The math gets interesting fast. Using the 4% rule, you're looking at needing 25 times your annual expenses saved up. For lean FIRE that's roughly $1 million for that $40k annual income. For fat FIRE you're pushing $2.5 million minimum. Fidelity's more conservative estimate bumps those numbers to $1.32 million and $3.3 million respectively if you want to retire before 62.
But here's where it gets real -- the sacrifice required to actually get there. Most lean FIRE people stick with that 50% savings rate, but fat FIRE adherents often push themselves to save 70% of their income. That's not just budgeting, that's basically restructuring your entire life. We're talking roommates, skipping social stuff, grinding overtime. Some people burn out hard trying to maintain that pace.
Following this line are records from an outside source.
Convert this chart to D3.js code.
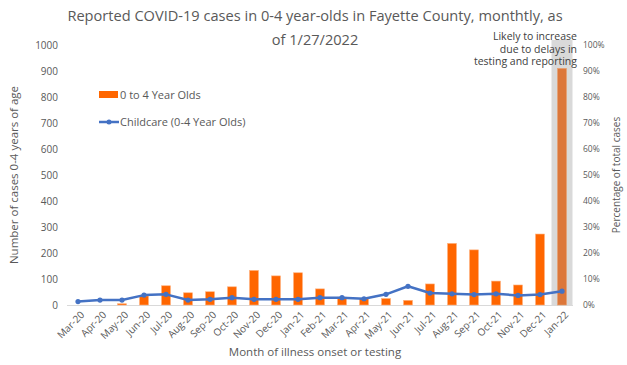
<!DOCTYPE html>
<html><head><meta charset="utf-8">
<script src="https://cdn.jsdelivr.net/npm/d3@7"></script>
<style>body{margin:0;background:#fff}svg{display:block}text{font-family:"Open Sans",sans-serif;fill:#595959}</style>
</head><body><svg id="c" width="627" height="365"></svg>
<script>
const months = ["Mar-20","Apr-20","May-20","Jun-20","Jul-20","Aug-20","Sep-20","Oct-20","Nov-20","Dec-20","Jan-21","Feb-21","Mar-21","Apr-21","May-21","Jun-21","Jul-21","Aug-21","Sep-21","Oct-21","Nov-21","Dec-21","Jan-22"];
const cases = [0,0,5,35,74,47,51,70,133,112,124,62,30,25,25,18,81,237,212,92,77,273,910];
const childcarePct = [1.3,1.9,1.9,3.8,4.1,1.9,2.2,2.8,2.2,2.2,2.2,2.8,2.8,2.4,4.1,7.2,4.6,4.3,4.0,4.3,3.7,4.0,5.3];
const leftTicks = [0,100,200,300,400,500,600,700,800,900,1000];
const rightTicks = [0,10,20,30,40,50,60,70,80,90,100];
const titleLines = ["Reported COVID-19 cases in 0-4 year-olds in Fayette County, monthtly, as","of 1/27/2022"];
const noteLines = ["Likely to increase","due to delays in","testing and reporting"];

const svg = d3.select("#c");
const L=67, R=573, T=45, B=305;
const xc = d3.scalePoint().domain(months).range([L,R]).padding(0.5);
const y = d3.scaleLinear().domain([0,1000]).range([B,T]);
const y2 = d3.scaleLinear().domain([0,100]).range([B,T]);

// title
svg.selectAll(".title").data(titleLines).join("text")
  .attr("x",315).attr("y",(d,i)=>21+i*24).attr("text-anchor","middle")
  .style("font-size","14.6px").text(d=>d);

// highlight band for last month
const last = months[months.length-1];
svg.append("rect").attr("x",xc(last)-10.5).attr("width",21).attr("y",40).attr("height",B-40).attr("fill","#d9d9d9");

// axis line
svg.append("line").attr("x1",L).attr("x2",R).attr("y1",B+0.5).attr("y2",B+0.5).attr("stroke","#d9d9d9");

// bars
svg.selectAll(".bar").data(months).join("rect")
  .attr("x",d=>xc(d)-4.5).attr("width",9)
  .attr("y",(d,i)=>y(cases[i])).attr("height",(d,i)=>B-y(cases[i]))
  .attr("fill",(d,i)=>i===months.length-1?"#dc773a":"#ff6600")
  .attr("stroke",(d,i)=>i===months.length-1?"#e8a070":"#ffb380").attr("stroke-width",0.6);

// line
const line = d3.line().x(d=>xc(d.m)).y(d=>y2(d.v));
const pts = months.map((m,i)=>({m,v:childcarePct[i]}));
svg.append("path").datum(pts).attr("d",line).attr("fill","none").attr("stroke","#4472c4").attr("stroke-width",2.5).attr("stroke-linejoin","round");
svg.selectAll(".pt").data(pts).join("circle").attr("cx",d=>xc(d.m)).attr("cy",d=>y2(d.v)).attr("r",2.6).attr("fill","#4472c4");

// left axis
const ga = svg.append("g").attr("transform",`translate(${L},0)`)
  .call(d3.axisLeft(y).tickValues(leftTicks).tickSize(0).tickPadding(9).tickFormat(d3.format("d")));
ga.select(".domain").remove();
ga.selectAll("text").style("font-size","10px").style("fill","#595959").style("font-family","Open Sans");

// right axis
const gr = svg.append("g").attr("transform",`translate(${R+10},0)`)
  .call(d3.axisRight(y2).tickValues(rightTicks).tickSize(0).tickPadding(0).tickFormat(d=>d+"%"));
gr.select(".domain").remove();
gr.selectAll("text").style("font-size","8.5px").style("fill","#595959").style("font-family","Open Sans");

// x axis labels
const gx = svg.append("g").attr("transform",`translate(0,${B})`)
  .call(d3.axisBottom(xc).tickSize(0).tickPadding(0));
gx.select(".domain").remove();
gx.selectAll("text").attr("transform","translate(4,8) rotate(-45)").attr("dy","0.35em").attr("text-anchor","end")
  .style("font-size","10px").style("fill","#595959").style("font-family","Open Sans");

// axis titles
svg.append("text").attr("transform","translate(18,175) rotate(-90)").attr("text-anchor","middle").style("font-size","11.5px").text("Number of cases 0-4 years of age");
svg.append("text").attr("transform","translate(620,175) rotate(-90)").attr("text-anchor","middle").style("font-size","10px").text("Percentage of total cases");
svg.append("text").attr("x",315).attr("y",356).attr("text-anchor","middle").style("font-size","11.5px").text("Month of illness onset or testing");

// note
svg.selectAll(".note").data(noteLines).join("text")
  .attr("x",577).attr("y",(d,i)=>40+i*12.5).attr("text-anchor","end").style("font-size","10.5px").style("fill","#404040").text(d=>d);

// legend
svg.append("rect").attr("x",99).attr("y",91).attr("width",19).attr("height",7).attr("fill","#ff6600");
svg.append("text").attr("x",120).attr("y",99).style("font-size","11px").text("0 to 4 Year Olds");
svg.append("line").attr("x1",99).attr("x2",119).attr("y1",122).attr("y2",122).attr("stroke","#4472c4").attr("stroke-width",2.5);
svg.append("circle").attr("cx",109).attr("cy",122).attr("r",2.5).attr("fill","#4472c4");
svg.append("text").attr("x",120).attr("y",126).style("font-size","11px").text("Childcare (0-4 Year Olds)");
</script></body></html>
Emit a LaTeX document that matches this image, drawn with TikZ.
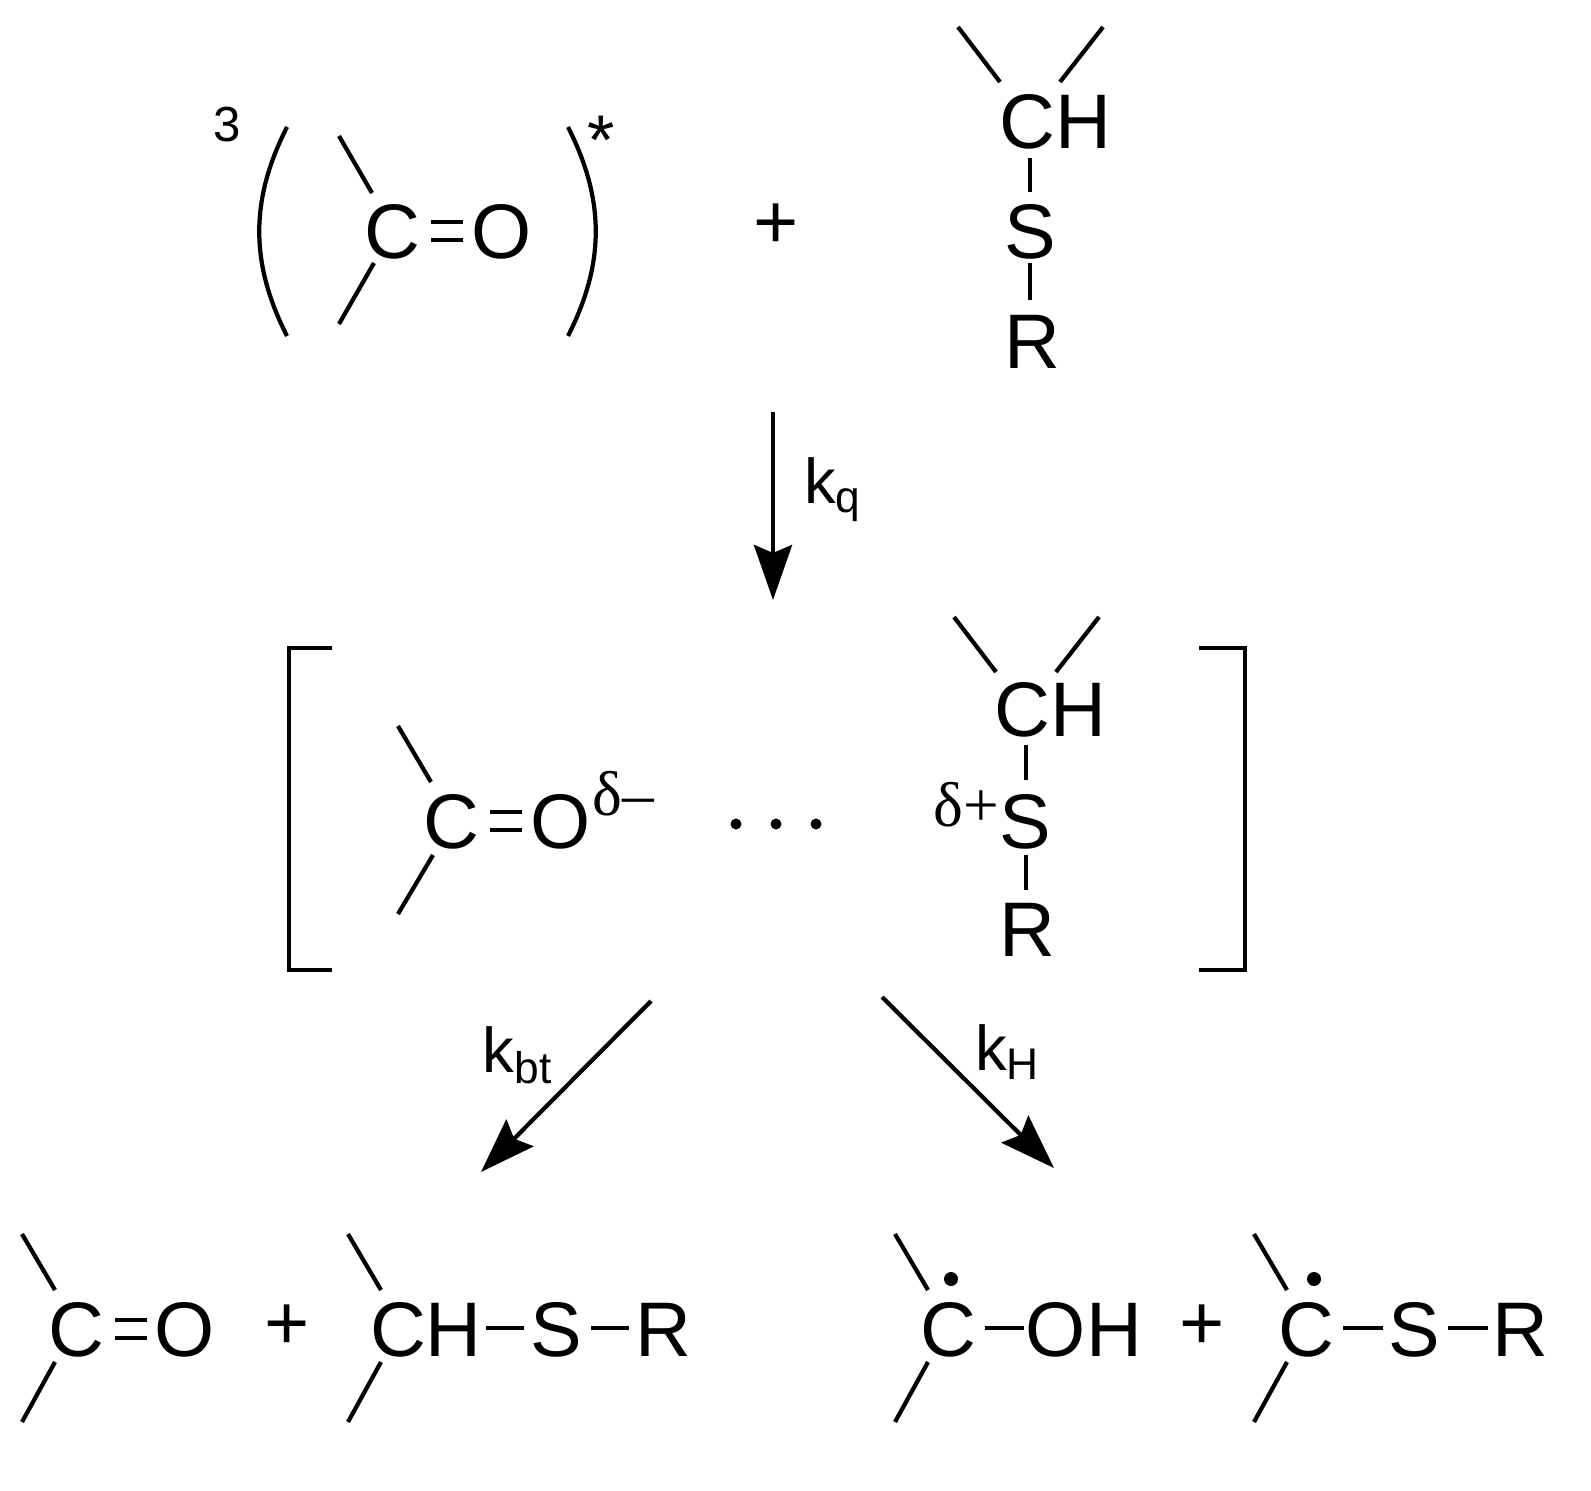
\documentclass[tikz,border=0pt]{standalone}
\usepackage{fontspec}
\setmainfont{Liberation Sans}
\newfontfamily\serifd{Liberation Serif}
\usetikzlibrary{arrows.meta}
\begin{document}
\begin{tikzpicture}[x=0.01cm,y=-0.01cm,line width=1.2pt,
  atm/.style={inner sep=0pt,font=\fontsize{22}{26}\selectfont},
  sm/.style={inner sep=0pt,font=\fontsize{14}{16}\selectfont},
  lab/.style={inner sep=0pt,font=\fontsize{18}{20}\selectfont},
  rx/.style={line width=1.2pt,-{Stealth[length=0.55cm,width=0.38cm,inset=0.08cm]}}]
\useasboundingbox (0,0) rectangle (1591,1491);
% top left
\node[sm] (three) at (227,125) {3};
\draw (287,127) .. controls (250,200) and (250,263) .. (287,336);
\draw (568,127) .. controls (605,200) and (605,263) .. (568,336);
\node[inner sep=0pt,font=\fontsize{20}{20}\selectfont] (star) at (601,140) {*};
\node[atm] (c1) at (392,232) {C};
\node[atm] (o1) at (502,232) {O};
\draw (431,222) -- (463,222) (431,240) -- (463,240);
\draw (339,136) -- (372,193) (374,263) -- (339,324);
\node[atm] (plus1) at (776,226) {+};
\node[atm] (ch1) at (1055,122) {CH};
\draw (958,27) -- (1000,82) (1103,27) -- (1060,82);
\node[atm] (s1) at (1030,232) {S};
\draw (1030,158) -- (1030,192) (1030,263) -- (1030,300);
\node[atm] (r1) at (1032,342) {R};
% kq
\coordinate (a1) at (773,412); \coordinate (a2) at (773,600);
\draw[rx] (a1) -- (a2);
\node[lab,anchor=west] (kq) at (802,490) {k$_{\mathrm{q}}$};
% middle
\draw (332,648) -- (289,648) -- (289,970) -- (332,970);
\draw (1199,648) -- (1245,648) -- (1245,970) -- (1199,970);
\node[atm] (c2) at (451,822) {C};
\node[atm] (o2) at (561,822) {O};
\draw (490,812) -- (522,812) (490,830) -- (522,830);
\node[lab] (dm) at (623,794) {\serifd δ–};
\draw (398,726) -- (431,782) (433,855) -- (398,914);
\foreach \x in {736,776,816} \fill (\x,824) circle (5.5);
\node[atm] (ch2) at (1050,710) {CH};
\draw (954,617) -- (996,672) (1099,617) -- (1056,672);
\node[atm] (s2) at (1025,822) {S};
\node[lab] (dp) at (966,805) {\serifd δ+};
\draw (1026,745) -- (1026,780) (1026,855) -- (1026,890);
\node[atm] (r2) at (1027,930) {R};
% arrows
\coordinate (b1) at (651,1001); \coordinate (b2) at (481,1172);
\draw[rx] (b1) -- (b2);
\coordinate (c1a) at (882,997); \coordinate (c2a) at (1054,1168);
\draw[rx] (c1a) -- (c2a);
\node[lab] (kbt) at (518,1055) {k$_{\mathrm{bt}}$};
\node[lab] (kh) at (1008,1052) {k$_{\mathrm{H}}$};
% bottom left
\node[atm] (c3) at (76,1330) {C};
\node[atm] (o3) at (185,1330) {O};
\draw (115,1320) -- (147,1320) (115,1338) -- (147,1338);
\draw (22,1234) -- (55,1290) (55,1362) -- (22,1422);
\node[atm] (plus2) at (287,1327) {+};
\node[atm] (ch3) at (426,1330) {CH};
\draw (348,1234) -- (381,1290) (381,1362) -- (348,1422);
\draw (486,1328) -- (524,1328);
\node[atm] (s3) at (556,1330) {S};
\draw (591,1328) -- (629,1328);
\node[atm] (r3) at (663,1330) {R};
% bottom right
\node[atm] (c4) at (948,1330) {C};
\fill (951,1279) circle (7);
\draw (895,1234) -- (928,1290) (928,1362) -- (895,1422);
\draw (985,1328) -- (1024,1328);
\node[atm] (oh) at (1084,1330) {OH};
\node[atm] (plus3) at (1202,1327) {+};
\node[atm] (c5) at (1306,1330) {C};
\fill (1314,1279) circle (7);
\draw (1254,1234) -- (1287,1290) (1287,1362) -- (1254,1422);
\draw (1343,1328) -- (1383,1328);
\node[atm] (s5) at (1414,1330) {S};
\draw (1448,1328) -- (1488,1328);
\node[atm] (r5) at (1520,1330) {R};
\end{tikzpicture}
\end{document}
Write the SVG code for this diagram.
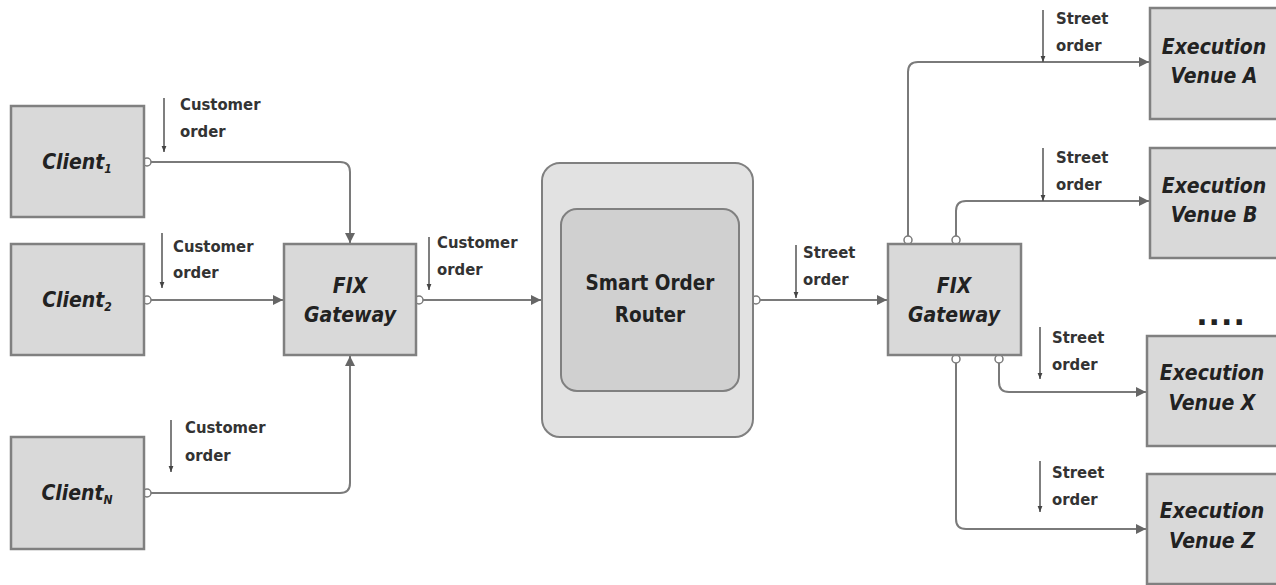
<svg xmlns="http://www.w3.org/2000/svg" width="1276" height="585" viewBox="0 0 1276 585">
<defs>
<marker id="ah" viewBox="0 0 10 10" refX="10" refY="5" markerWidth="5" markerHeight="5" orient="auto" markerUnits="strokeWidth"><path d="M0,0 L10,5 L0,10 z" fill="#666"/></marker>
<marker id="sh" viewBox="0 0 10 10" refX="10" refY="5" markerWidth="4" markerHeight="4" orient="auto" markerUnits="strokeWidth"><path d="M0,1 L10,5 L0,9 z" fill="#444"/></marker>
</defs>
<style>
.box{fill:#d9d9d9;stroke:#808080;stroke-width:2.5}
.outer{fill:#e2e2e2;stroke:#808080;stroke-width:2}
.inner{fill:#d0d0d0;stroke:#808080;stroke-width:2}
.node{font-family:"DejaVu Sans Condensed","DejaVu Sans",sans-serif;font-weight:bold;font-style:italic;font-size:21px;fill:#222;text-anchor:middle}
.sor{font-family:"DejaVu Sans Condensed","DejaVu Sans",sans-serif;font-weight:bold;font-size:20.5px;fill:#222;text-anchor:middle}
.dots{font-family:"DejaVu Sans","Liberation Sans",sans-serif;font-weight:bold;font-size:30px;letter-spacing:1px;fill:#222;text-anchor:middle}
.lbl{font-family:"DejaVu Sans Condensed","DejaVu Sans",sans-serif;font-weight:bold;font-size:16.5px;fill:#333}
.conn{fill:none;stroke:#7a7a7a;stroke-width:2;marker-end:url(#ah)}
.port{fill:#fff;stroke:#7a7a7a;stroke-width:1.5}
.la{stroke:#555;stroke-width:1.5;marker-end:url(#sh)}
</style>

<g id="connectors">
<path class="conn" d="M150,162 H340 Q350,162 350,172 V243"/>
<path class="conn" d="M150,300 H283"/>
<path class="conn" d="M150,493 H340 Q350,493 350,483 V356"/>
<path class="conn" d="M422,300 H541"/>
<path class="conn" d="M759,300 H887"/>
<path class="conn" d="M908,237 V72 Q908,62 918,62 H1149"/>
<path class="conn" d="M956,237 V211 Q956,201 966,201 H1149"/>
<path class="conn" d="M999,362 V382 Q999,392 1009,392 H1146"/>
<path class="conn" d="M956,362 V519 Q956,529 966,529 H1146"/>
<circle class="port" cx="147" cy="162" r="4"/>
<circle class="port" cx="147" cy="300" r="4"/>
<circle class="port" cx="147" cy="493" r="4"/>
<circle class="port" cx="419" cy="300" r="4"/>
<circle class="port" cx="756" cy="300" r="4"/>
<circle class="port" cx="908" cy="240" r="4"/>
<circle class="port" cx="956" cy="240" r="4"/>
<circle class="port" cx="956" cy="359" r="4"/>
<circle class="port" cx="999" cy="359" r="4"/>
</g>

<g id="label-c1">
<line class="la" x1="164" y1="98" x2="164" y2="152"/>
<text class="lbl" x="180" y="110">Customer</text>
<text class="lbl" x="180" y="137">order</text>
</g>
<g id="label-c2">
<line class="la" x1="162" y1="233" x2="162" y2="288"/>
<text class="lbl" x="173" y="252">Customer</text>
<text class="lbl" x="173" y="278">order</text>
</g>
<g id="label-cn">
<line class="la" x1="171" y1="420" x2="171" y2="472"/>
<text class="lbl" x="185" y="433">Customer</text>
<text class="lbl" x="185" y="461">order</text>
</g>
<g id="label-gw">
<line class="la" x1="429" y1="237" x2="429" y2="290"/>
<text class="lbl" x="437" y="248">Customer</text>
<text class="lbl" x="437" y="275">order</text>
</g>
<g id="label-sor">
<line class="la" x1="796" y1="245" x2="796" y2="298"/>
<text class="lbl" x="803" y="258">Street</text>
<text class="lbl" x="803" y="285">order</text>
</g>
<g id="label-a">
<line class="la" x1="1043" y1="10" x2="1043" y2="62"/>
<text class="lbl" x="1056" y="24">Street</text>
<text class="lbl" x="1056" y="51">order</text>
</g>
<g id="label-b">
<line class="la" x1="1043" y1="148" x2="1043" y2="201"/>
<text class="lbl" x="1056" y="163">Street</text>
<text class="lbl" x="1056" y="190">order</text>
</g>
<g id="label-x">
<line class="la" x1="1040" y1="327" x2="1040" y2="379"/>
<text class="lbl" x="1052" y="343">Street</text>
<text class="lbl" x="1052" y="370">order</text>
</g>
<g id="label-z">
<line class="la" x1="1040" y1="461" x2="1040" y2="512"/>
<text class="lbl" x="1052" y="478">Street</text>
<text class="lbl" x="1052" y="505">order</text>
</g>

<g id="client1">
<rect class="box" x="11" y="106" width="133" height="111"/>
<text class="node" x="77" y="169">Client<tspan font-size="12" dy="4">1</tspan></text>
</g>
<g id="client2">
<rect class="box" x="11" y="244" width="133" height="111"/>
<text class="node" x="77" y="307">Client<tspan font-size="12" dy="4">2</tspan></text>
</g>
<g id="clientN">
<rect class="box" x="11" y="437" width="133" height="112"/>
<text class="node" x="77" y="500">Client<tspan font-size="12" dy="4">N</tspan></text>
</g>
<g id="fix-gateway-1">
<rect class="box" x="284" y="244" width="132" height="111"/>
<text class="node" x="350" y="293">FIX</text>
<text class="node" x="350" y="322">Gateway</text>
</g>
<g id="smart-order-router">
<rect class="outer" x="542" y="163" width="211" height="274" rx="18"/>
<rect class="inner" x="561" y="209" width="178" height="182" rx="16"/>
<text class="sor" x="650" y="290">Smart Order</text>
<text class="sor" x="650" y="322">Router</text>
</g>
<g id="fix-gateway-2">
<rect class="box" x="888" y="244" width="133" height="111"/>
<text class="node" x="954" y="293">FIX</text>
<text class="node" x="954" y="322">Gateway</text>
</g>
<g id="venue-a">
<rect class="box" x="1150" y="8" width="130" height="111"/>
<text class="node" x="1214" y="54">Execution</text>
<text class="node" x="1214" y="83">Venue A</text>
</g>
<g id="venue-b">
<rect class="box" x="1150" y="148" width="130" height="110"/>
<text class="node" x="1214" y="193">Execution</text>
<text class="node" x="1214" y="222">Venue B</text>
</g>
<g id="ellipsis">
<text class="dots" x="1221" y="325">....</text>
</g>
<g id="venue-x">
<rect class="box" x="1147" y="336" width="133" height="110"/>
<text class="node" x="1212" y="380">Execution</text>
<text class="node" x="1212" y="410">Venue X</text>
</g>
<g id="venue-z">
<rect class="box" x="1147" y="474" width="133" height="110"/>
<text class="node" x="1212" y="518">Execution</text>
<text class="node" x="1212" y="548">Venue Z</text>
</g>
</svg>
Time-wise, the difference is stark. Hit 50% savings and you're looking at roughly 16.5 years to your goal. Push to 70% and you could be done in 8.5 years. Sounds great until you actually have to live it.
Once you hit your number though, you've got to make it last decades. And here's the uncomfortable part -- $40k a year is legitimately tight when the average American household was spending $77k back in 2023. One major health issue or unexpected expense and you could be in trouble. Even fat FIRE folks sometimes find their money doesn't stretch as far as they thought, especially if retirement runs 40+ years.
There's also Coast FIRE if you want something in between -- save aggressively early, then just cover your living expenses with work while your nest egg sits and grows until normal retirement age. Or Barista FIRE where you work something flexible and low-key to supplement your savings. Not everyone needs to go all-in on the extreme versions.
Real talk though: fat FIRE makes sense if you're willing to sacrifice hard now for actual comfort later. Lean FIRE works if you genuinely don't mind a minimal lifestyle. But if neither feels right, that's completely valid too. The goal should be a retirement that actually feels sustainable for you, not just hitting some arbitrary number.